__WHAT TO WORK ON__
Repeat the span of the entries below that starts at the line with "Write a Python" and ends at the line with "import plotly.graph_objects as go", nothing more. Skip the pictures.

__DATASET EXTRACT__
◆ ◆ ◆ ◆

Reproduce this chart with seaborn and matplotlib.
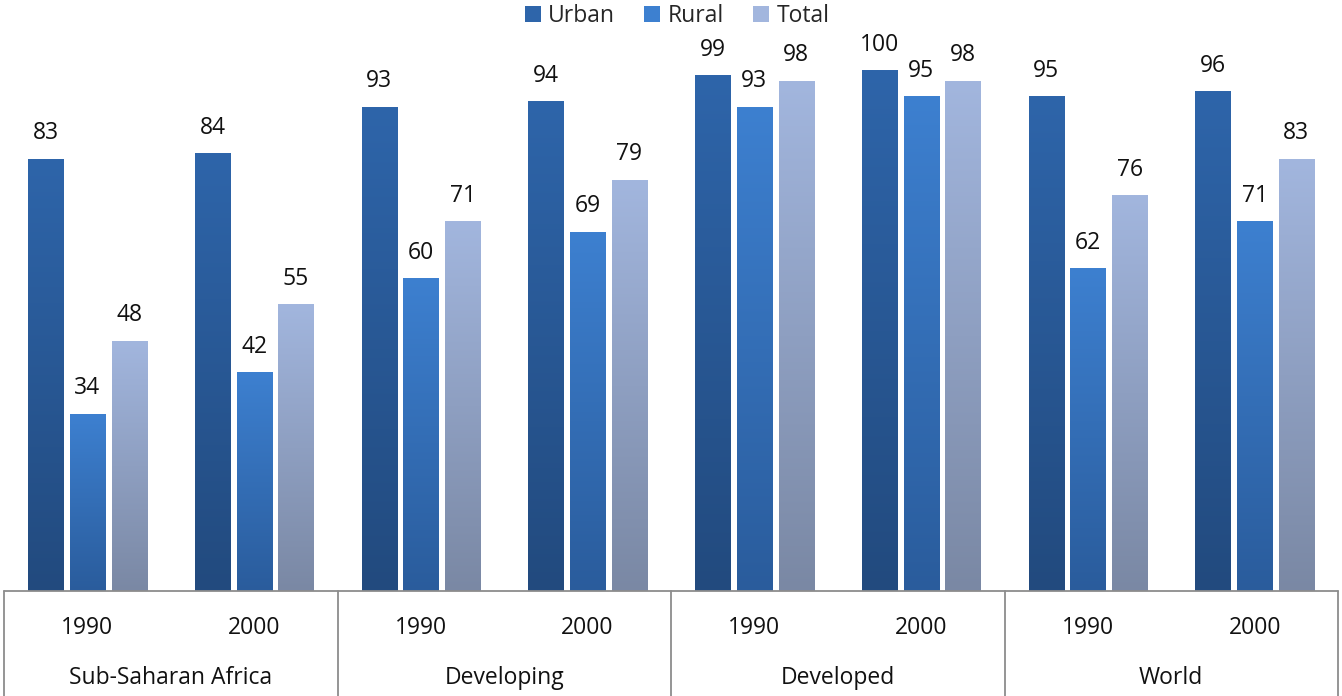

◆ ◆ ◆ ◆

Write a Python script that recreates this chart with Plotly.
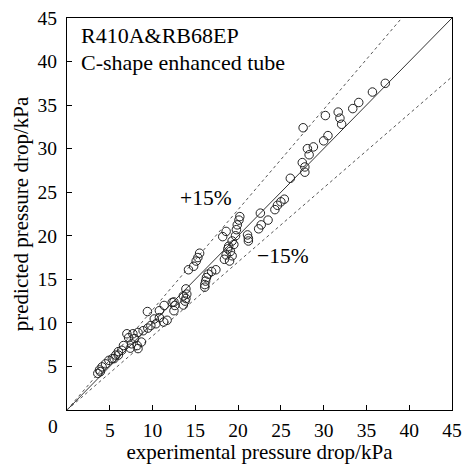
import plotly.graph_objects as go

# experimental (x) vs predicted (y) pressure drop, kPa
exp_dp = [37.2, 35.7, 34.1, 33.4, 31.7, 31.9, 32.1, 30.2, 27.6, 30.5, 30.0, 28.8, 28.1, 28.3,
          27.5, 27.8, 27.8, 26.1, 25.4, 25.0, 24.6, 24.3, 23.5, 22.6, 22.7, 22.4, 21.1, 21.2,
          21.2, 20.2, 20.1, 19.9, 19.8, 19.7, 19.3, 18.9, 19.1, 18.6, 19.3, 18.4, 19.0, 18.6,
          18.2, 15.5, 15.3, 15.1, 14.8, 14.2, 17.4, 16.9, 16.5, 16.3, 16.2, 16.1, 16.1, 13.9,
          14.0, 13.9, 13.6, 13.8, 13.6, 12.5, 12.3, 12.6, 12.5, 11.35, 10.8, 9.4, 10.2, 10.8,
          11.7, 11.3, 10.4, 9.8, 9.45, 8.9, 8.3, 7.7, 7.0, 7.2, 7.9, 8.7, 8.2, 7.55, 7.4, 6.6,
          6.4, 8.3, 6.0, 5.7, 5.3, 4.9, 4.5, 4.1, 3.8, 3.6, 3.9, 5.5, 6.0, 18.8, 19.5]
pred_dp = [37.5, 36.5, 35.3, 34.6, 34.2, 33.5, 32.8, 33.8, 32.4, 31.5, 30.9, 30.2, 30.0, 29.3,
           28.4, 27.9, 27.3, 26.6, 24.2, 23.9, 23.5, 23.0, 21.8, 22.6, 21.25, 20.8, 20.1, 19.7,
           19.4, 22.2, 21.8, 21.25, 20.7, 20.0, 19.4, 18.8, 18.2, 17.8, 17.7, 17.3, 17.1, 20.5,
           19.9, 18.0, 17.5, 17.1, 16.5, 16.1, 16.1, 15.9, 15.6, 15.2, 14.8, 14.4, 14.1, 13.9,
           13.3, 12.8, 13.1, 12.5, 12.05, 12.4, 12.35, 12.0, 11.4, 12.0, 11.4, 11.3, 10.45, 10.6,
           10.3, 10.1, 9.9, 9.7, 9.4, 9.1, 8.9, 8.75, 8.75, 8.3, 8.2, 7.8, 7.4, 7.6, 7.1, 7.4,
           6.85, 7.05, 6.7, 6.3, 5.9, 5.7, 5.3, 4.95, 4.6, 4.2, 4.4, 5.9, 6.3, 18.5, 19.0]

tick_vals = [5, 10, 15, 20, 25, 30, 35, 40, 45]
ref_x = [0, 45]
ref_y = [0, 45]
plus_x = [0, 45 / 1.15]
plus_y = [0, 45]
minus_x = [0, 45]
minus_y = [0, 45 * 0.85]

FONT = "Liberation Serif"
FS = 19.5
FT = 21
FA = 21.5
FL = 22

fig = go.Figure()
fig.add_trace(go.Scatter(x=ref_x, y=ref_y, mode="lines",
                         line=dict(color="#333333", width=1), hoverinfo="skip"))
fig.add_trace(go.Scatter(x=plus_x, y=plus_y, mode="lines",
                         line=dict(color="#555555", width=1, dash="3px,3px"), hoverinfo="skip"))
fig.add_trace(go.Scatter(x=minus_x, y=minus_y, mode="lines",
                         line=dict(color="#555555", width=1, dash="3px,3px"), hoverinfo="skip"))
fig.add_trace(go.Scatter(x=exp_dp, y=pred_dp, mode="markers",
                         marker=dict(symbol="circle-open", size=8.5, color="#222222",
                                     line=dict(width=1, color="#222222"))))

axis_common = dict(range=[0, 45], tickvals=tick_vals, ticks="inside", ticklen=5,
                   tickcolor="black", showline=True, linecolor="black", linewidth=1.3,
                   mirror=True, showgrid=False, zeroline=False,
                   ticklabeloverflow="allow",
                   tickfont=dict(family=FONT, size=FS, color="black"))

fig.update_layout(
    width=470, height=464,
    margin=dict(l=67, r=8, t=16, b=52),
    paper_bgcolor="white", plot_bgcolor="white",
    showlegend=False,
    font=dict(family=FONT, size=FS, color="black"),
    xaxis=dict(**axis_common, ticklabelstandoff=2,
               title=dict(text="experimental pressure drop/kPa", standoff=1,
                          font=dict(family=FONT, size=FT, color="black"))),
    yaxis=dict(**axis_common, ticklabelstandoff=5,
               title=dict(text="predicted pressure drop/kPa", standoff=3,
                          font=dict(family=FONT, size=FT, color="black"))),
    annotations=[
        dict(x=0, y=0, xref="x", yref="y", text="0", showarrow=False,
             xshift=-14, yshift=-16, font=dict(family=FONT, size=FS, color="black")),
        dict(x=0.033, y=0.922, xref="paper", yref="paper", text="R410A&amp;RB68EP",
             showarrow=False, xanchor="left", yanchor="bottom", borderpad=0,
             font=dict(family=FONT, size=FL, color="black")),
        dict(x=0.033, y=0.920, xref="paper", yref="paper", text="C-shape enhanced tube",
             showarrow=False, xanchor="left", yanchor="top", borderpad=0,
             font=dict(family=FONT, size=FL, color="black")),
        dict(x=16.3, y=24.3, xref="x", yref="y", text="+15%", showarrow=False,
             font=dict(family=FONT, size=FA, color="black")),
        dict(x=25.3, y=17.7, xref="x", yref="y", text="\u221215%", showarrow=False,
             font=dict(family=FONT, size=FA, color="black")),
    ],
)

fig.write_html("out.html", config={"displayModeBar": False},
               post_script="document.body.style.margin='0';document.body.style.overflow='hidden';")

◆ ◆ ◆ ◆

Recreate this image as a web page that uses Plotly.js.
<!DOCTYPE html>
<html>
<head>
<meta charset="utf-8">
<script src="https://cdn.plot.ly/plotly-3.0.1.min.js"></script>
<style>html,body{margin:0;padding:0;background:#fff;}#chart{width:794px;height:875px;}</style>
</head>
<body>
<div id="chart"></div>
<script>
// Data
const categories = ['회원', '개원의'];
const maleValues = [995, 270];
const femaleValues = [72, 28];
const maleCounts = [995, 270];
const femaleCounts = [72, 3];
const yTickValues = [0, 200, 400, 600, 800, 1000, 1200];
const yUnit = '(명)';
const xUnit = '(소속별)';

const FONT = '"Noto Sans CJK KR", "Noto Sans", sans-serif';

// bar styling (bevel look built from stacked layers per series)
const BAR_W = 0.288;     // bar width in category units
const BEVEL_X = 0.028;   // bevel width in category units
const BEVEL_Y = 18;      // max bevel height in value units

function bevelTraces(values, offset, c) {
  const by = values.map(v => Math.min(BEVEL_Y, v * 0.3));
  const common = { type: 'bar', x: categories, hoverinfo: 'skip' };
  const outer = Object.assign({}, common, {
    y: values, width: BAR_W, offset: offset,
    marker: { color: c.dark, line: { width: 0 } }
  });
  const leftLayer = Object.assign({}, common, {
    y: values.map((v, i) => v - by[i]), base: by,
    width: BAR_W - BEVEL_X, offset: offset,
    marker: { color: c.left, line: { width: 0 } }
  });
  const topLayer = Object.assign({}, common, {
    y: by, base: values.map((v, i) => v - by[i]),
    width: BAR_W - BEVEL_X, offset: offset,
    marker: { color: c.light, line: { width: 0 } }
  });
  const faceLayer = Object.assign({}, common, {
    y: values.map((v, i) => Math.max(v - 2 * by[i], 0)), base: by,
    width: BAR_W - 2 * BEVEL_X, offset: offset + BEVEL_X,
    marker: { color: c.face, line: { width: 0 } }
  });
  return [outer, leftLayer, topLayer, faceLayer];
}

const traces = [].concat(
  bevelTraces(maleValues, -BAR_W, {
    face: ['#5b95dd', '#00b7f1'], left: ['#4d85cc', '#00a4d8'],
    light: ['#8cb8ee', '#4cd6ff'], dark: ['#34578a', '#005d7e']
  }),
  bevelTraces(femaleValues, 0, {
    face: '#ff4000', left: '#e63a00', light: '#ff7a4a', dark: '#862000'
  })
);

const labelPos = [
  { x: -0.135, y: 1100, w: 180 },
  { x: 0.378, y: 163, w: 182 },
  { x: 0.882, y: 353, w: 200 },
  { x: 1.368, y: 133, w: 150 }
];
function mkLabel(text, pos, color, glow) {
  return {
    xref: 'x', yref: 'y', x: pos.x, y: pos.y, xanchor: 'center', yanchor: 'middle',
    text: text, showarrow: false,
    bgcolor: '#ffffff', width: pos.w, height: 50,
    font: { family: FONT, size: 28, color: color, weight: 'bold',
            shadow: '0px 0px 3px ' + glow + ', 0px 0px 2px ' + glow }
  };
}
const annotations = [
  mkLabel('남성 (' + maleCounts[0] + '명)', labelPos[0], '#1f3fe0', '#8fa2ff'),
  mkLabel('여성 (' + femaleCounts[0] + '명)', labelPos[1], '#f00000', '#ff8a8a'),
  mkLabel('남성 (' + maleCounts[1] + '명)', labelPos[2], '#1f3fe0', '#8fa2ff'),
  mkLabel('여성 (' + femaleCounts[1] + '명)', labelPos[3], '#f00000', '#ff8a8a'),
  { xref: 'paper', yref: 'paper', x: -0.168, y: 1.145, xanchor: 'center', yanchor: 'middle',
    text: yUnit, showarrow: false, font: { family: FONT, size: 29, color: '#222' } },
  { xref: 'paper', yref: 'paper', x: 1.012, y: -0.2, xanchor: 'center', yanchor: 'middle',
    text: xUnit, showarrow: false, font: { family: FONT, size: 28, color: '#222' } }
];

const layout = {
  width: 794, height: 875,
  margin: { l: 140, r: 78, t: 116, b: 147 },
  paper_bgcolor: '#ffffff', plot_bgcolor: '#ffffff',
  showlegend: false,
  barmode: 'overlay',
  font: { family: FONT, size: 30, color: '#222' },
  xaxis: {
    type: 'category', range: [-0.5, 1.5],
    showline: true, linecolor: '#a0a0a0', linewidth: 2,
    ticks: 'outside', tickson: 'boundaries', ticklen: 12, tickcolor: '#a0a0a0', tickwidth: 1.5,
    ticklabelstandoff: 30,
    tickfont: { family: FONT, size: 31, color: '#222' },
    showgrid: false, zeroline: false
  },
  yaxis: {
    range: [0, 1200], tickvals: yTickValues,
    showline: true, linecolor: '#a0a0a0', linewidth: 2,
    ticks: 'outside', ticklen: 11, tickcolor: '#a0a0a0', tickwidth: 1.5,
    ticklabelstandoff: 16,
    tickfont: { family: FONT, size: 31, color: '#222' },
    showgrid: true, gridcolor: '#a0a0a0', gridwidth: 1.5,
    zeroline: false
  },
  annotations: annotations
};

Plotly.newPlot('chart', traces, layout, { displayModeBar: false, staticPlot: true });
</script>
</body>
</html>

◆ ◆ ◆ ◆

__FINISHED EXERCISE__
Write a Python script that recreates this chart with Plotly.
import plotly.graph_objects as go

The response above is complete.